Les responsables qui nous ont gouverné depuis l’avènement de Bouteflika étaient-ils tous des corrompus ?

Selon certains spécialistes, la lutte des clans pour mettre la main sur le pétrole algérien ne date pas d’aujourd’hui. Cependant, elle s’est exacerbée les vingt dernières années avec l’arrivée de Bouteflika au pouvoir à l’aurore du nouveau millénaire où le prix du baril a connu son apogée.

D’autres estiment aujourd’hui, qu’à cause de la politique économique de ces vingt dernières années, de capitalisme sauvage profitant aux classes d’oligarques corrompus et corrupteurs, l’Algérie a perdu son économie et sa réputation. Le pays ne produit plus rien et importe tout ce qu’il consomme. Sa dépendance de la seule exportation des hydrocarbures est toujours totale. Même l’agriculture n’a pas échappé à cette politique gangrenée par la corruption. L’Algérie qui était ancienne exportatrice de blé, l’importe aujourd’hui à coups de milliards, mettant en danger la sécurité alimentaire de la population.

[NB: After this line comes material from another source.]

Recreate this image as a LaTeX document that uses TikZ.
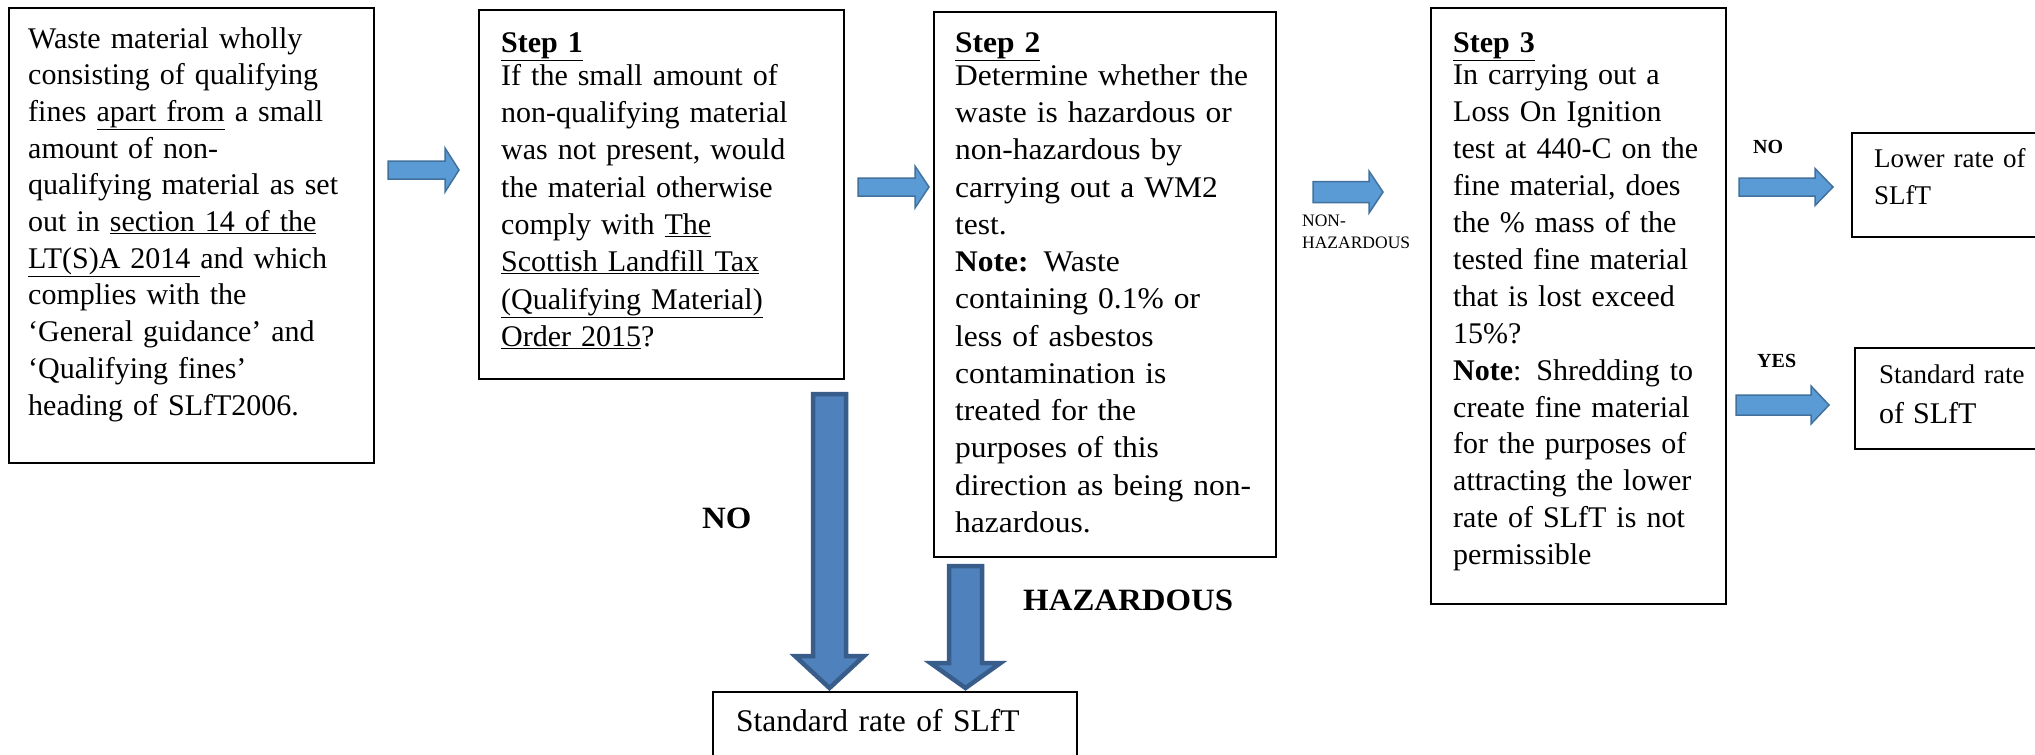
\documentclass[tikz,border=0pt]{standalone}
\usepackage{fontspec}
\setmainfont{Liberation Serif}
\newfontfamily\widefont[FakeStretch=1.05]{Liberation Serif}
\newfontfamily\lblfont[FakeStretch=1.06]{Liberation Serif}
\definecolor{hfill}{HTML}{5B9BD5}
\definecolor{hdraw}{HTML}{41719C}
\definecolor{vfill}{HTML}{4F81BD}
\definecolor{vdraw}{HTML}{385D8A}
% right block arrow: x0, y, x1, shaft half, head half, head length
\newcommand{\rblockarrow}[6]{%
  \draw[harrowstyle] (#1,#2-#4) -- (#3-#6,#2-#4) -- (#3-#6,#2-#5) -- (#3,#2)
    -- (#3-#6,#2+#5) -- (#3-#6,#2+#4) -- (#1,#2+#4) -- cycle;}
% down block arrow: x, y0, y1, shaft half, head half, head length
\newcommand{\dblockarrow}[6]{%
  \draw[varrowstyle] (#1-#4,#2) -- (#1-#4,#3-#6) -- (#1-#5,#3-#6) -- (#1,#3)
    -- (#1+#5,#3-#6) -- (#1+#4,#3-#6) -- (#1+#4,#2) -- cycle;}
\tikzset{
  box/.style={draw, rectangle, line width=2.2pt, inner sep=0pt},
  body/.style={anchor=base west, inner sep=0pt, align=left, text width=#1,
    font=\fontsize{30}{36.9}\selectfont},
  body/.default=340pt,
  lbl/.style={anchor=base west, inner sep=0pt, font=\lblfont\bfseries\fontsize{31}{36}\selectfont},
  smalllbl/.style={anchor=base west, inner sep=0pt, font=\bfseries\fontsize{20}{24}\selectfont},
  harrowstyle/.style={fill=hfill, draw=hdraw, line width=1.5pt, line join=miter},
  varrowstyle/.style={fill=vfill, draw=vdraw, line width=4.5pt, line join=miter},
}
\begin{document}
\begin{tikzpicture}[x=1pt,y=-1pt]
\useasboundingbox (0,0) rectangle (2035,755);
\fill[white] (0,0) rectangle (2035,755);

% boxes
\node[box, minimum width=365, minimum height=455] (b1) at (191.5,235.5) {};
\node[box, minimum width=365, minimum height=369] (b2) at (661.5,194.5) {};
\node[box, minimum width=342, minimum height=545] (b3) at (1105,284.5) {};
\node[box, minimum width=295, minimum height=596] (b4) at (1578.5,306) {};
\node[box, minimum width=200, minimum height=104] (lower) at (1952,185) {};
\node[box, minimum width=197, minimum height=101] (std) at (1953.5,398.5) {};
\node[box, minimum width=364, minimum height=90] (bottom) at (895,737) {};

% texts
\node[body, font=\fontsize{30}{36.7}\selectfont] (t1) at (28,48) {Waste material wholly\\
consisting of qualifying\\
fines \underline{apart from} a small\\
amount of non-\\
qualifying material as set\\
out in \underline{section 14 of the}\\
\underline{LT(S)A 2014 }and which\\
complies with the\\
‘General guidance’ and\\
‘Qualifying fines’\\
heading of SLfT2006.};

\node[body, font=\fontsize{30}{37.3}\selectfont] (t2) at (501,52) {\textbf{\underline{Step 1}}\\[-4pt]
If the small amount of\\
non-qualifying material\\
was not present, would\\
the material otherwise\\
comply with \underline{The}\\
\underline{Scottish Landfill Tax}\\
\underline{(Qualifying Material)}\\
\underline{Order 2015}?};

\node[body, font=\widefont\fontsize{30}{37.25}\selectfont] (t3) at (955,52) {\textbf{\underline{Step 2}}\\[-4pt]
Determine whether the\\
waste is hazardous or\\
non-hazardous by\\
carrying out a WM2\\
test.\\
\textbf{Note:} Waste\\
containing 0.1\% or\\
less of asbestos\\
contamination is\\
treated for the\\
purposes of this\\
direction as being non-\\
hazardous.};

\node[body, font=\fontsize{30}{36.9}\selectfont] (t4) at (1453,52) {\textbf{\underline{Step 3}}\\[-4pt]
In carrying out a\\
Loss On Ignition\\
test at 440-C on the\\
fine material, does\\
the \% mass of the\\
tested fine material\\
that is lost exceed\\
15\%?\\
\textbf{Note}: Shredding to\\
create fine material\\
for the purposes of\\
attracting the lower\\
rate of SLfT is not\\
permissible};

\node[body, font=\fontsize{27}{37}\selectfont] (t5) at (1874,167) {Lower rate of\\SLfT};
\node[body, font=\fontsize{27}{40}\selectfont] (t6) at (1879,383) {Standard rate\\{\fontsize{30}{36}\selectfont of SLfT}};
\node[body, font=\fontsize{31.5}{38}\selectfont] (t7) at (736,731) {Standard rate of SLfT};

% labels
\node[anchor=base west, inner sep=0pt, align=left, font=\fontsize{17.5}{22}\selectfont] (nh) at (1302,248) {NON-\\HAZARDOUS};
\node[smalllbl] (lno) at (1753,153) {NO};
\node[smalllbl] (lyes) at (1757,367) {YES};
\node[lbl] (bno) at (702,528) {NO};
\node[lbl] (bhaz) at (1023,610) {HAZARDOUS};

% arrows
\rblockarrow{388}{170}{459}{9}{22}{14}
\rblockarrow{858}{187}{929}{9}{21}{14}
\rblockarrow{1313}{192}{1383}{10.5}{21}{14}
\rblockarrow{1739}{187}{1833}{9}{18.5}{18}
\rblockarrow{1736}{405}{1829}{10}{19}{18}
\dblockarrow{829.5}{394}{688}{16.5}{34.5}{32}
\dblockarrow{965.5}{566}{688}{16.5}{35}{25}
\end{tikzpicture}
\end{document}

Selon Transparency internationale, si la corruption existe dans tous les pays du monde, comme en témoignent les scandales financiers révélés, pendant la crise mondiale, et s’il y a des corrompus il existe, forcément, des corrupteurs impliquant une moralisation des relations internationales mais elle est relativement faible en rapport à la richesse globale créée.

En Algérie elle s’est socialisée touchant toutes les sphères de la vie économique et sociale, remettant en cause la Sécurité nationale, devant aller vers le contrôle démocratique de deux segments stratégiques de la production de la rente des hydrocarbures (Sonatrach) et la distribution de la rente des hydrocarbures (tout le secteur financier) puisque l’ensemble des secteurs publics et privés sont irrigués par cette rente, selon Transparency internationale. « La position du peuple vient de ce qu’il a été corrompu par le pouvoir. Pour vous donner un exemple : je ne suis qu’un seul des 100.000 anciens cadres de l’État qui soient pensionnés. On a multiplié par 3 nos pensions en faisant comprendre que ce gouvernement est le seul pouvoir qui garantit les pensions », a déclaré Sid Ahmed Ghozali, dans un entretien accordé à un site électronique en 2018, ajoutant : « Les gens craignent par conséquent pour leur avenir et perdent tout jugement libre. Ils ne se rendent pas compte – ce dont je suis sûr – c’est que dans deux ou trois ans, le gouvernement ne pourra plus payer les pensions ». En fait, grâce à l’argent public, Bouteflika a réussi à corrompre des pans entiers de la population pour préserver la paix sociale et par la même, se maintenir au pouvoir durant deux décennies.

Les dizaines de responsables algériens traduits devant les procureurs et les juges, ces derniers jours est un indice révélateur sur l’ampleur de la corruption qui a gangrené l’Etat, du sommet jusqu’à sa base.

C’est un véritable chantier qui attend les futurs dirigeants de ce pays pour redorer le blason de toutes les institutions de l’Etat.